By the ’60s, the Advance-Design was looking past its sell-by date in a quickly changing European market. While selling in decent numbers during that decade’s first few years, the line was dropped in the UK in ’75.

Not that those in Pakistan or India would have known about such market issues, as the model remained available seemingly forever. The truck stayed in production in India, built by Hindustan Motors, until 1995. It served dilligently in those distant lands.


As is the norm with truck lines, especially long running ones, engine and loading capabilities vary widely. The line had the typical alphanumeric soups that marque specialists delight on: The J1, J2 and J3 were the light duty versions, with loading capability starting around 1500kg, and rising to 2 and 3 tons. The heavy duty lines were the J4, J5 and J6, that went from 4 to 6 tons respectively.

TJs could be had with gasoline (petrol?) and diesel engines, ranging from 214 c.u. to 300 c.u. Diesels were still somewhat of a novelty at Vauxhall, as the TA 4 and 6 ton models had been first in the company’s line to sport it.

The toothy grille in our TJ is a sign that it’s one of the light duty versions, either a J1, J2 or J3. I’ll admit this skull-like TJ is a bit of an oddity for me, as the cleaner looking heavy-duty models are the ones I remember mostly from my youth.

Year? I would be tempted to say early ’70s, but it’s not like there’s much left on this carcass to make a clear assessment. Information online is a bit hard to make out, but the toothy grille TJs seem to have died with the model’s pullout from the UK market in ’75.

With this find being out in a quiet countryside town, it meant that I was -for once- left alone while shooting. A rarity, and a welcomed one. I had a chance to take a few shots with calm, in spite of my wife’s friend frowned face (Look! It won’t take long!).

That serenity allowed me to shoot the interior. One of my few occasions. The interior suggests this baby hasn’t seen action in a while, but then again, I wouldn’t bet on it. You would be surprised at the condition of some of the taxis I’ve ridden in this country.

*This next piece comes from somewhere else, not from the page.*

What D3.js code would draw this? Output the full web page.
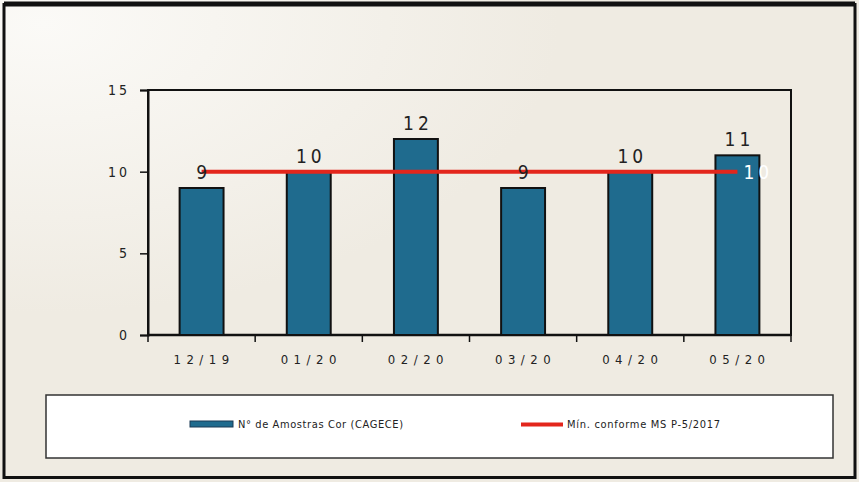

Yes, we hang on to our hard-earned material goods in these lands. A good number of my finds don’t look like they’ll ever see action again, but darn it if their owners are willing to part with them. “I’ll fix it or sell it someday…” Sure, to whom?

Not that I mind, I prefer for these clues of our past to remain around, scattered and battered as they may be.

Shots done, it was time to finally part back to the city.

So in the end, my wife got me to pay respects to this dormant/defunct TJ. Good thing, for I get a good deal of pleasure from appeasing the curbside deities.